Yes, I guess, I would point out that when we acquired AdvanceMed, that was a big step away from just IT work. But there are a lot of things that we do and that we're looking at that go outside of that. Brian mentioned logistics. But a lot of analytical work exists and there are some other areas that really broaden beyond straight IT work, which is more and more commoditized, as you know.

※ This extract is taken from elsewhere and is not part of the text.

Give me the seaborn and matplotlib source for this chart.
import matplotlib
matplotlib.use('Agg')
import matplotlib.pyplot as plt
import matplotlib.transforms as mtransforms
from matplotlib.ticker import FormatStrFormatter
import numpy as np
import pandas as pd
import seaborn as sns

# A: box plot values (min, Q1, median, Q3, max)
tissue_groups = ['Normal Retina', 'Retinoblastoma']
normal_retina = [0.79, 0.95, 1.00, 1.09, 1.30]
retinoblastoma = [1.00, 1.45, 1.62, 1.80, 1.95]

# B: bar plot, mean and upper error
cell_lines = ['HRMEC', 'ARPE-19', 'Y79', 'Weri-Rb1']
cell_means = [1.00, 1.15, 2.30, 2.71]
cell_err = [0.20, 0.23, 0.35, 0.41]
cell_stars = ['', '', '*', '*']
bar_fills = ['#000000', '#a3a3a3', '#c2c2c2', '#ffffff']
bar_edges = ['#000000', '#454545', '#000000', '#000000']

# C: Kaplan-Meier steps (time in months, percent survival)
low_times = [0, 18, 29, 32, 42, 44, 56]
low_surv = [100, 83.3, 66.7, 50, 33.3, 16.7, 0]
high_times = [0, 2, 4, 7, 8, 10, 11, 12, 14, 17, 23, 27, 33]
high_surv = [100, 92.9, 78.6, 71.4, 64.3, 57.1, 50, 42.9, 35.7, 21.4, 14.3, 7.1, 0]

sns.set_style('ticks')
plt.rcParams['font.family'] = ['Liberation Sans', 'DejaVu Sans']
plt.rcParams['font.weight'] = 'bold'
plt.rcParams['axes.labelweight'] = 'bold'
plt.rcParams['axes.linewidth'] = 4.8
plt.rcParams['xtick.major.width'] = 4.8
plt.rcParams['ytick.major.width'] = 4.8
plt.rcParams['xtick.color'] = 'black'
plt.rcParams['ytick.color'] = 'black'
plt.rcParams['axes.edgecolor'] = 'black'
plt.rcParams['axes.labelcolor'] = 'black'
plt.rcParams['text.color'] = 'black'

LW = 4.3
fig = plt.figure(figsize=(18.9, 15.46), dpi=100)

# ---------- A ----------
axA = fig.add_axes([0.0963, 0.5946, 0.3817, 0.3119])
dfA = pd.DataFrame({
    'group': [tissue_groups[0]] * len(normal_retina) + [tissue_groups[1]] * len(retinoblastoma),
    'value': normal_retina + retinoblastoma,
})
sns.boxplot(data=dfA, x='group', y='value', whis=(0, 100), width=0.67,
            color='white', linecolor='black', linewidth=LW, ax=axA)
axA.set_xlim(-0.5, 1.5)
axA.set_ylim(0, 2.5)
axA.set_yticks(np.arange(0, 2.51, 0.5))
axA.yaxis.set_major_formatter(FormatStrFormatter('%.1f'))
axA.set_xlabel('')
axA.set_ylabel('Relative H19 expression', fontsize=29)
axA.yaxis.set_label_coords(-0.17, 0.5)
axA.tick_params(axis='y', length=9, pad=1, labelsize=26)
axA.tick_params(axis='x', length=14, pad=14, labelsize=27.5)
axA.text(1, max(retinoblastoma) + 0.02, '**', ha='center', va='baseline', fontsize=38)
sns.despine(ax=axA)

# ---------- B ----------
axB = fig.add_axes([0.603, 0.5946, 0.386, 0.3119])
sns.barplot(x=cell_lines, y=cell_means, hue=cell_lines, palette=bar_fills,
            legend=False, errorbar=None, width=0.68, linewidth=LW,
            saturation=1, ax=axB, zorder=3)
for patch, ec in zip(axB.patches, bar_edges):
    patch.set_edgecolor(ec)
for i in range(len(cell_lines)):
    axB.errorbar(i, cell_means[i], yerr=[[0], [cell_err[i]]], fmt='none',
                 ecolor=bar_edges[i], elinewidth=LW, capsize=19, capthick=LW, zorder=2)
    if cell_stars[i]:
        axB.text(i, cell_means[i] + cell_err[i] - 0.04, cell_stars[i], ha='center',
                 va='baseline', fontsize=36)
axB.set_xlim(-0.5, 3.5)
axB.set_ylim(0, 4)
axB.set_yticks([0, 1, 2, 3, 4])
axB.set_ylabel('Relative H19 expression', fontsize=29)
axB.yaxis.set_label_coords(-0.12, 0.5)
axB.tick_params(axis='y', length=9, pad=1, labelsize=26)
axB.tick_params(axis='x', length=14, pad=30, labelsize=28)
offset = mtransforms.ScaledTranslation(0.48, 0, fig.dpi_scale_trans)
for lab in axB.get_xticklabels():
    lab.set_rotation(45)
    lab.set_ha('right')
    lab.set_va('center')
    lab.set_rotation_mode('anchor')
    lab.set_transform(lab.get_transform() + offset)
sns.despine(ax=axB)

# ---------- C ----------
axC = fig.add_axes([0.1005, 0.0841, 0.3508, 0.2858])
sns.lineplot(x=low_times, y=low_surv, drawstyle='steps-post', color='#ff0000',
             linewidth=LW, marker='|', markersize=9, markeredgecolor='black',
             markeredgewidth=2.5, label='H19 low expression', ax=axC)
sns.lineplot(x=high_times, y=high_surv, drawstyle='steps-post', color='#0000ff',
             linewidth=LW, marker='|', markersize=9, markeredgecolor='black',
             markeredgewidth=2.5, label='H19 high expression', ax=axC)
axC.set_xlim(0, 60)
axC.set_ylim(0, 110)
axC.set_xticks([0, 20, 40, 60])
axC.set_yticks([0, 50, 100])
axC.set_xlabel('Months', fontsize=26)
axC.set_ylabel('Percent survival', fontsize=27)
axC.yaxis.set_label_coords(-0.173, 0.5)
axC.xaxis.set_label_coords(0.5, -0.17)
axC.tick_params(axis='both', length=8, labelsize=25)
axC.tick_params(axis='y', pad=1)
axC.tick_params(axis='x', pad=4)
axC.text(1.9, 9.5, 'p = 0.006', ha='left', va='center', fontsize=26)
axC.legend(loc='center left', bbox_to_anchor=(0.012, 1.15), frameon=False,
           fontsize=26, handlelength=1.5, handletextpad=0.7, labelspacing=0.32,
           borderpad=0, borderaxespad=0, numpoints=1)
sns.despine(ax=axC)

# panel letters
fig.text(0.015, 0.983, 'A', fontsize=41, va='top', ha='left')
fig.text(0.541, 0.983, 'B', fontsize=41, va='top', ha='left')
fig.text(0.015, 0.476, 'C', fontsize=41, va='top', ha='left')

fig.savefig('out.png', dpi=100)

Edward S. Caso - Wells Fargo Securities, LLC, Research Division

Is acquisitions part of the strategy or potentially part of the strategy?

Brian J. Clark

Yes, that's starting to come back more into play at this point. And by that, I mean, we're now at a point where, I think, things are -- we haven't hit the bounce point yet, but we feel a lot better about having gotten, really, at this point, gotten all the internal structurings and restructurings behind us for the most part, so we can turn more attention in that regard. We also have paid down debt significantly in the past year. Obviously, this quarter, we have a little bit of a blip from a cash flow standpoint. But that's tied to some specific customer issues that were going on, they're not problems with the receivables or anything like that. So we're getting to a position where we're more comfortable with starting to take on some more leverage. Obviously, we're not going to be able to do anything that's going to be transformational at this point, nor I think in this environment would we want to do that. I don't think -- I'm not expecting we're going to see anybody doing that right now. But if we can see something that -- in that $20 million to $30 million range, it would certainly help. And we can be opportunistic, we're definitely going to be looking for those things as we look forward here.

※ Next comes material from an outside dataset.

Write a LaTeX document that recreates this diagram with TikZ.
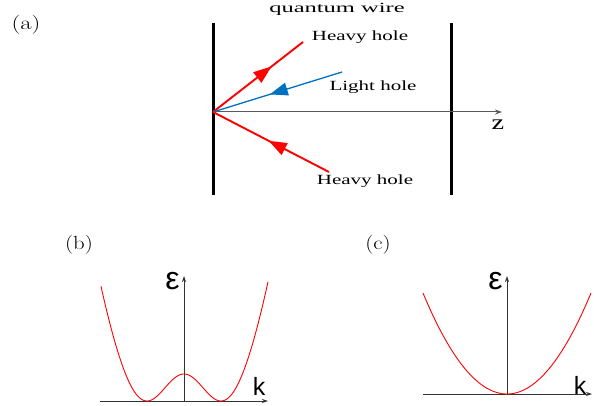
\documentclass[tikz,border=0pt]{standalone}
\usepackage{fontspec}
\newfontfamily\timesf{Liberation Serif}
\newfontfamily\arialf{Liberation Sans}
\usetikzlibrary{arrows.meta,decorations.markings}
\definecolor{hblue}{RGB}{0,112,192}
\definecolor{hred}{RGB}{255,0,0}
\definecolor{axgray}{RGB}{90,90,90}
\newcommand{\sxt}[2]{\scalebox{#1}[1]{#2}}
\tikzset{
  wall/.style={line width=3pt,black},
  hhline/.style={line width=1.9pt,hred},
  lhline/.style={line width=1.3pt,hblue},
  midarrow/.style={decoration={markings,mark=at position #1 with {\arrow{Triangle[length=18pt,width=13pt]}}},postaction=decorate},
  zaxis/.style={line width=1pt,axgray,-{Stealth[length=7pt,width=5pt]}},
  plotaxis/.style={line width=0.8pt,black!80,-{Stealth[length=6pt,width=4pt]}},
  band/.style={line width=0.9pt,hred},
  wtext/.style={font=\timesf\fontsize{14}{16}\selectfont,inner sep=0pt},
  plabel/.style={font=\fontsize{19}{21}\selectfont,inner sep=0pt},
  eps/.style={font=\arialf\fontsize{32}{34}\selectfont,inner sep=0pt},
  kl/.style={font=\arialf\fontsize{25}{27}\selectfont,inner sep=0pt}
}
\begin{document}
\begin{tikzpicture}[x=1pt,y=-1pt]
\useasboundingbox (0,0) rectangle (594,406);
% ---- panel (a)
\node[plabel] (la) at (26,25) {\sxt{1.3}{(a)}};
\node[wtext] (qw) at (337,9) {\sxt{1.75}{quantum wire}};
\coordinate (wlt) at (213,23); \coordinate (wlb) at (213,195);
\coordinate (wrt) at (451,23); \coordinate (wrb) at (451,195);
\draw[wall] (wlt) -- (wlb);
\draw[wall] (wrt) -- (wrb);
\coordinate (O) at (213,112);
\coordinate (zend) at (502,112);
\draw[zaxis] (O) -- (zend);
\node[font=\timesf\fontsize{21}{23}\selectfont,inner sep=0pt] (z) at (498,125) {\sxt{1.35}{z}};
\coordinate (hh1) at (303,42);
\coordinate (lh) at (342,72);
\coordinate (hh2) at (329,172);
\draw[hhline,midarrow=0.65] (O) -- (hh1);
\draw[lhline,midarrow=0.56] (lh) -- (O);
\draw[hhline,midarrow=0.52] (hh2) -- (O);
\node[wtext] (thh1) at (360,37) {\sxt{1.5}{Heavy hole}};
\node[wtext] (tlh) at (373,87) {\sxt{1.5}{Light hole}};
\node[wtext] (thh2) at (365,181) {\sxt{1.5}{Heavy hole}};
% ---- panel (b)
\node[plabel] (lb) at (79,245) {\sxt{1.2}{(b)}};
\coordinate (bx0) at (100,401); \coordinate (bx1) at (268,401);
\coordinate (by0) at (184,402); \coordinate (by1) at (184,276);
\draw[plotaxis] (bx0) -- (bx1);
\draw[plotaxis] (by0) -- (by1);
\draw[band] plot[domain=-83:84,samples=160,smooth] ({184+\x},{401-(0.02746*(\x)*(\x)+102.2*exp(-(\x)*(\x)/1369)-75.2)});
\node[eps] (eb) at (172.5,281) {ε};
\node[kl] (kb) at (259,386) {k};
% ---- panel (c)
\node[plabel] (lc) at (378,245) {\sxt{1.2}{(c)}};
\coordinate (cx0) at (423,394); \coordinate (cx1) at (592,394);
\coordinate (cy0) at (507,395); \coordinate (cy1) at (507,276);
\draw[plotaxis] (cx0) -- (cx1);
\draw[plotaxis] (cy0) -- (cy1);
\draw[band] plot[domain=-84:84,samples=120,smooth] ({507+\x},{394-0.01431*(\x)*(\x)});
\node[eps] (ec) at (495.5,281) {ε};
\node[kl] (kc) at (580,385) {k};
\end{tikzpicture}
\end{document}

Edward S. Caso - Wells Fargo Securities, LLC, Research Division

And last question. If Lucas could run through the quarter and full year expense assumptions? I think he listed 3 items. My fingers didn't type quite fast enough.

Lucas J. Narel

I'm sorry, what are you looking for exactly?

Edward S. Caso - Wells Fargo Securities, LLC, Research Division

Guidance. You listed, I think, 3 different items, like depreciation, amortization, interest. Can you just run through that set of your script again?

Lucas J. Narel

Sure, yes, no problem. Interest expense, we're looking at about $250,000 for Q2, and $1 million for the full year. Depreciation and amortization, we're looking for $1.5 million for the second quarter, and $6 million for the full year. And stock comp expense, $300k for the second quarter and $1.4 million for the full year.


Ladies and gentlemen, this does conclude today's question-and-answer session. At this time, I'd like to turn the conference back your speakers for any additional or closing remarks.

Brian J. Clark

No, we have nothing further. Thanks, everybody, for taking time to join us on the call. And if anybody has any questions to follow, certainly, feel free to give myself or Lucas or Larry Delaney a call, we'll be happy to help. Thanks.


Ladies and gentlemen, this does conclude today's conference. We appreciate your participation.